In the current CBA, this section allows the Company to require a doctor’s note under the following provisions:
1. CBA 14.A.6.a – The Company has a good faith, and objective reason to question a pilot’s use or attempted use of sick leave; or
2. CBA 14.A.6.b- If the absence occurred “in conjunction” with a vacation period or holiday.
Since 1999, management broadly interpreted Section 14.A.6.b. such that physician’s statements were demanded for absences that were more than a day from the pilot’s holiday or vacation period. FPA, and later ALPA, took the position that “in conjunction” meant no more than the day before or after the vacation period or holiday. It has been pushed as far as to require a note, if for example, a pilot’s vacation period ended on the 7th day of the bid month and the pilots subsequently listed sick for his first scheduled activity that could be 2 weeks AFTER the end of the vacation period.
The change in 14.A.6.b draws a distinct line of demarcation concerning when a Chief Pilot “MAY” request a doctor’s note. Specifically, the note is now only allowed if the pilot is listed sick within 24 hours of a CBA Holiday or actual vacation period (“V Days” or “extended V days” in the case of a reserve vacation extension CBA 7.G.3.e)

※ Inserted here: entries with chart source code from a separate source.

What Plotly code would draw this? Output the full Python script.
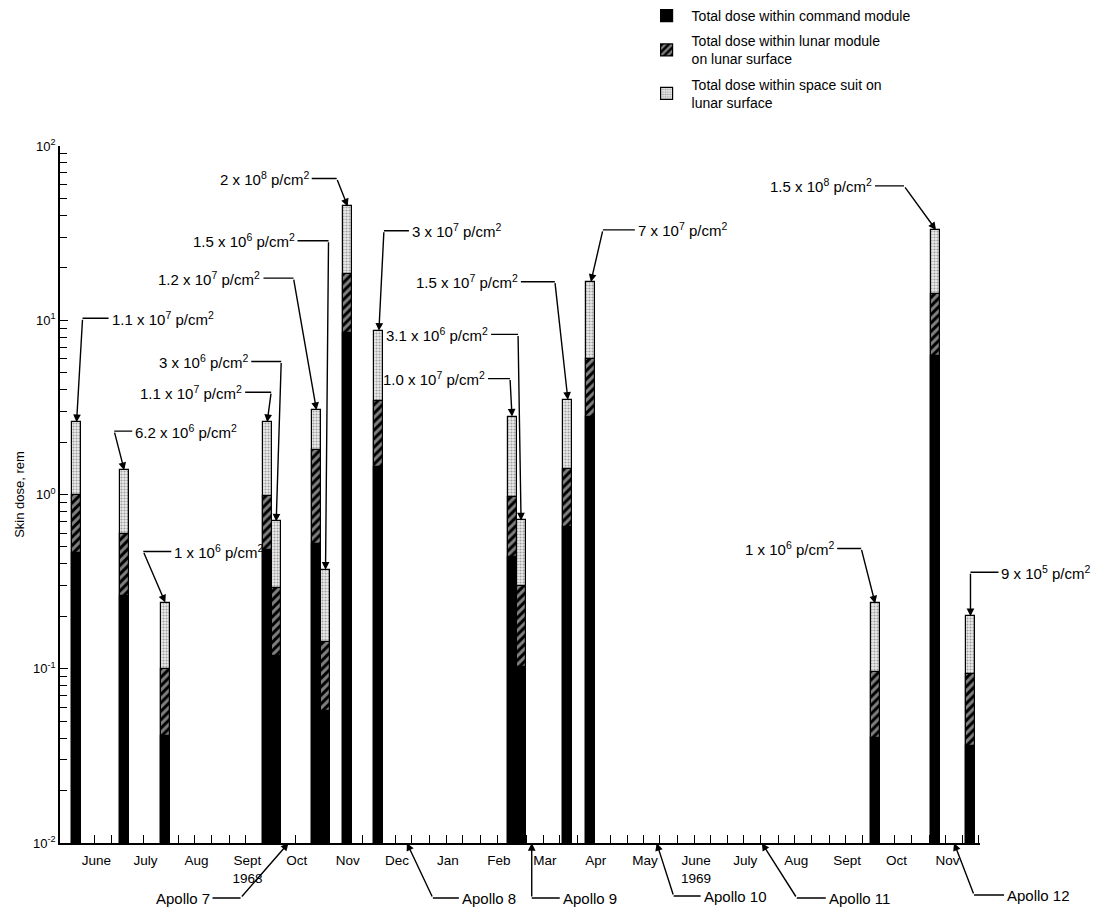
import math
import pandas as pd
import plotly.graph_objects as go

# ---------------------------------------------------------------------------
# Solar particle events 1968-1969 and the skin dose they would have delivered.
# Each dose value is the cumulative top of that shielding layer (rem).
# ---------------------------------------------------------------------------
event_dates = [
    "1968-05-31", "1968-06-29", "1968-07-24",
    "1968-09-24", "1968-09-29 12:00",
    "1968-10-24", "1968-10-29 12:00",
    "1968-11-12", "1968-12-01",
    "1969-02-20", "1969-02-25 12:00",
    "1969-03-26", "1969-04-09",
    "1969-09-29", "1969-11-05", "1969-11-26",
]
cm_dose = [0.46, 0.26, 0.041, 0.48, 0.118, 0.52, 0.057, 8.5, 1.43,
           0.44, 0.103, 0.65, 2.8, 0.040, 6.2, 0.036]
lm_dose = [0.99, 0.59, 0.10, 0.98, 0.29, 1.8, 0.143, 18.4, 3.44,
           0.97, 0.30, 1.41, 6.0, 0.096, 14.1, 0.093]
suit_dose = [2.6, 1.38, 0.24, 2.6, 0.70, 3.05, 0.37, 45.0, 8.7,
             2.8, 0.71, 3.5, 16.6, 0.237, 33.0, 0.20]

# Proton fluence of each event: (mantissa, exponent)
fluence_mantissa = ["1.1", "6.2", "1", "1.1", "3", "1.2", "1.5", "2", "3",
                    "1.0", "3.1", "1.5", "7", "1", "1.5", "9"]
fluence_exponent = [7, 6, 6, 7, 6, 7, 6, 8, 7, 7, 6, 7, 7, 6, 8, 5]

# Month labels along the time axis
month_names = ["June", "July", "Aug", "Sept<br>1968", "Oct", "Nov", "Dec",
               "Jan", "Feb", "Mar", "Apr", "May", "June<br>1969", "July",
               "Aug", "Sept", "Oct", "Nov"]
month_starts = pd.date_range("1968-06-01", "1969-11-01", freq="MS")

# Apollo launches marked beneath the axis
apollo_names = ["Apollo 7", "Apollo 8", "Apollo 9", "Apollo 10",
                "Apollo 11", "Apollo 12"]
apollo_dates = ["1968-10-07", "1968-12-18", "1969-03-04", "1969-05-19",
                "1969-07-22", "1969-11-16"]

# ---------------------------------------------------------------------------
# Leader-line geometry in screen pixels: elbow offset (dx, dy) from the
# arrow tip, then the horizontal run toward the label (sign = side).
# ---------------------------------------------------------------------------
fluence_leaders = [
    (6, -104, 26), (-10, -39, 18), (-22, -51, 28),
    (4, -30, -26), (5, -160, -30),
    (-23, -132, -30), (3, -329, -31),
    (-11, -28, -25), (5, -100, 25),
    (-2, -38, -22), (-3, -186, -27),
    (-13, -118, -34), (12, -52, 32),
    (-14, -55, -24), (-32, -44, -29), (0, -44, 28),
]
apollo_leaders = [(-48, 55, -28), (26, 55, 26), (0, 55, 28),
                  (17, 53, 27), (35, 55, 29), (20, 52, 30)]

FONT = "Liberation Sans"
INK = "black"
BAR_WIDTH_MS = 5.5 * 86400000

fig = go.Figure()

# Stacked look on a log axis: draw tallest layer first, overlay the others.
fig.add_trace(go.Bar(
    x=event_dates, y=suit_dose, width=[BAR_WIDTH_MS] * len(event_dates),
    name="Total dose within space suit on<br>lunar surface",
    legendrank=3, legendgroup="suit",
    marker=dict(color="white", line=dict(color=INK, width=1.2),
                pattern=dict(shape=".", fgcolor="#505050", bgcolor="#ececec",
                             size=3, solidity=0.4)),
))
fig.add_trace(go.Bar(
    x=event_dates, y=lm_dose, width=[BAR_WIDTH_MS] * len(event_dates),
    name="Total dose within lunar module<br>on lunar surface",
    legendrank=2, legendgroup="lm",
    marker=dict(color="black", line=dict(color=INK, width=1.2),
                pattern=dict(shape="/", fgcolor="white", bgcolor="black",
                             size=6, solidity=0.5)),
))
fig.add_trace(go.Bar(
    x=event_dates, y=cm_dose, width=[BAR_WIDTH_MS] * len(event_dates),
    name="Total dose within command module",
    legendrank=1, legendgroup="cm",
    marker=dict(color="black", line=dict(color=INK, width=1.2)),
))

annotations = []


def add_leader(x, y, yref, dx, dy, run, text, size):
    """Arrow from an elbow to (x, y), then a horizontal run to the label."""
    annotations.append(dict(
        x=x, y=y, xref="x", yref=yref, ax=dx, ay=dy,
        axref="pixel", ayref="pixel", text="", showarrow=True,
        arrowhead=2, arrowsize=1.1, arrowwidth=1.4, arrowcolor=INK,
        standoff=0))
    annotations.append(dict(
        x=x, y=y, xref="x", yref=yref, xshift=dx, yshift=-dy,
        ax=run, ay=0, axref="pixel", ayref="pixel", text=text,
        showarrow=True, arrowhead=0, arrowwidth=1.4, arrowcolor=INK,
        xanchor="left" if run > 0 else "right", yanchor="middle",
        borderpad=2, font=dict(family=FONT, size=size, color=INK)))


for d, top, man, exp, (dx, dy, run) in zip(
        event_dates, suit_dose, fluence_mantissa, fluence_exponent,
        fluence_leaders):
    label = f"{man} x 10<sup>{exp}</sup> p/cm<sup>2</sup>"
    add_leader(d, math.log10(top), "y", dx, dy, run, label, 15)

for d, name, (dx, dy, run) in zip(apollo_dates, apollo_names,
                                  apollo_leaders):
    add_leader(d, 0, "paper", dx, dy, run, name, 15)

# Minor ticks every ten days along the time axis
day_ticks = [d for m in pd.date_range("1968-06-01", "1969-12-01", freq="MS")
             for d in (m, m + pd.Timedelta(days=10), m + pd.Timedelta(days=20))]
label_dates = [m + pd.Timedelta(days=11) for m in month_starts]

decades = [0.01, 0.1, 1, 10, 100]
minor_y = [k * d for d in decades[:-1] for k in range(2, 10)]

fig.update_layout(
    width=1093, height=911,
    margin=dict(l=60, r=113, t=146, b=68, autoexpand=False),
    paper_bgcolor="white", plot_bgcolor="white",
    barmode="overlay", bargap=0,
    font=dict(family=FONT, size=13, color=INK),
    showlegend=True,
    legend=dict(xref="container", yref="container", x=0.587, y=1.0,
                xanchor="left", yanchor="top", traceorder="grouped",
                bgcolor="rgba(0,0,0,0)", font=dict(size=14),
                itemwidth=40, tracegroupgap=4),
    annotations=annotations,
    xaxis=dict(
        type="date", range=["1968-05-20 22:00", "1969-12-01 19:00"],
        showline=True, linecolor=INK, linewidth=1.5, showgrid=False,
        zeroline=False, tickmode="array",
        tickvals=label_dates, ticktext=month_names, ticks="",
        ticklabelstandoff=4,
        tickfont=dict(family=FONT, size=13.5, color=INK),
        minor=dict(tickmode="array", tickvals=day_ticks, ticks="inside",
                   ticklen=8, tickwidth=1.2, tickcolor=INK, showgrid=False),
    ),
    yaxis=dict(
        type="log", range=[-2, 2], showline=True, linecolor=INK,
        linewidth=1.5, showgrid=False, zeroline=False,
        tickmode="array", tickvals=decades,
        ticktext=["10<sup>-2</sup>", "10<sup>-1</sup>", "10<sup>0</sup>",
                  "10<sup>1</sup>", "10<sup>2</sup>"],
        ticks="inside", ticklen=8, tickwidth=1.2, tickcolor=INK,
        tickfont=dict(family=FONT, size=13, color=INK),
        title=dict(text="Skin dose, rem", font=dict(size=13), standoff=6),
        minor=dict(tickmode="array", tickvals=minor_y, ticks="inside",
                   ticklen=7, tickwidth=1.2, tickcolor=INK, showgrid=False),
    ),
)

fig.write_html("out.html")
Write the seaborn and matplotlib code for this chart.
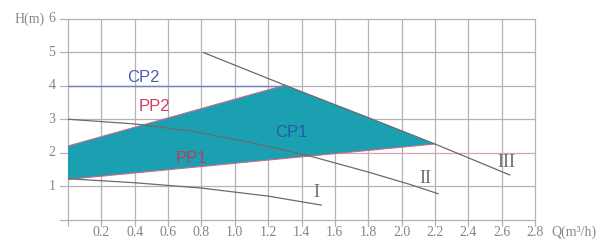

The Negotiating Committee views the language change in CBA 14.A.6.b as limiting, not extending the ability of the Chief Pilot to request a doctor’s note. The use of a hard limit effectively eliminates the Company’s ability to manipulate Section 14.A.6.b.


CBA 14.B.2.c.i – “Mini-RLG and sick bank debits”


The changes in this section are what we refer to as “codification” of current practice. The addition of “mini-RLG” has to do with custom or secondary lines that are constructed with blocks of R days that constitute a “mini-RLG.” For reserve line holders, if you are listed sick for an entire bid month of r days you are “charged” the entire value of your RLG from your sick account.


The current practice is that if you have a “mini-RLG” AND you are sick for the entire block, your sick account will be charged with the value of your mini-RLG. That is what has been captured in this addition, so that pilots understand and know the rules as they pertain to this scenario.


In summary, there is no change to the current “leveling” practice found in CBA 14.B.2.c. Whether you are on a “RLG” or “mini-RLG,” your sick account will only debited for trips you would have been assigned as if you were not sick, unless you remain sick for ALL R days in a month. If you remain sick for ALL R days in a month, your sick account is debited for the full value of RLG or applicable mini-RLG.